The Loudoun Heritage Farm Museum on Saturday will celebrate the opening of is working blacksmith forge, housed in one of the historic barns at Claude Moore Park. It’s the latest exhibit designed to help tell the story of the county’s rich agricultural roots.

Blacksmiths were once integral to farms for making and repairing tools and other farming equipment. According to Census records, there were approximately 80 blacksmiths in Loudoun County in the mid-1800s.

Replicating a late 1800s/early 1900s forge, the new exhibit was designed by the Blacksmith Guild of the Potomac and constructed by the stone and brick mason class at the Academies of Loudoun. The project was completed in February, but largely has been under wraps because of the coronavirus pandemic, with visits limited to school programs. Executive Director Lori Kimball said that once COVID restrictions are lifted the museum plans to host live blacksmithing demonstrations monthly. A formal grand opening was celebrated in late November.

“We have a whole bunch of blacksmithing equipment that was donated to us, include a fabulous leather bellows,” Kimball said, highlighting the large air blower that is marked with the name Laycock, a longtime Loudoun farming family.

Bobby Colicci, of the Blacksmith Guild of the Potomac, works at the new forge built on the grounds of the Loudoun Heritage Farm Museum at Claude Moore Park.

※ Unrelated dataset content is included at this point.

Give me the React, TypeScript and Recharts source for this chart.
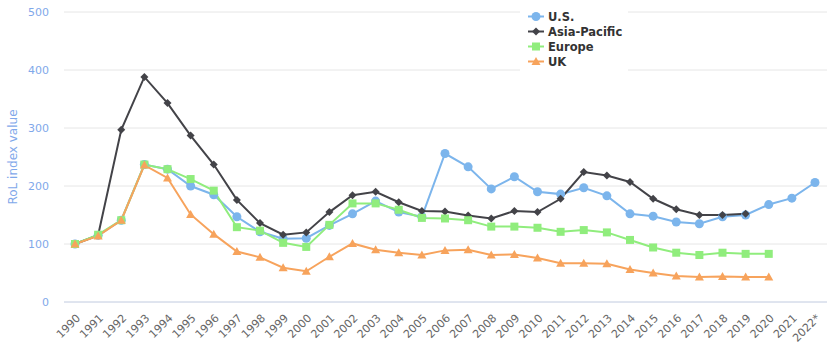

He plans to be onsite for monthly demonstrations once public health restrictions are lifted.

In fact, there are lots of familiar names featured throughout the museum. Farming was the chief industry in Loudoun through most of its history, until the construction of Dulles Airport brought the extension of public water and sewer service—and the first wave of residential development—in the early 1960s. 

Permanent exhibits highlight the lives and accomplishments of 10 generations of Loudoun farm families; allow visitors to step into a general store, a farm kitchen and a one-room schoolhouse; and tell about the Native Americans who lived in the area.  

The American Workhorse Museum Collection, also housed on the property and open by appointment, displays scores of tools used to plant and harvest crops before tractors hit the fields. Among the most popular pieces there is the dog treadmill once used to power equipment.

Saturday’s program will run from 10 a.m. to 2 p.m. and will include live demonstrations. The event is free and open to the public, with face coverings required for everyone age 5 and older. One family group at one time will be allowed  inside the forge, and social distancing and a limit of 25 people will be enforced during the wait in line.

The museum is located at 21668 Heritage Farm Lane within Claude Moore Park in Sterling.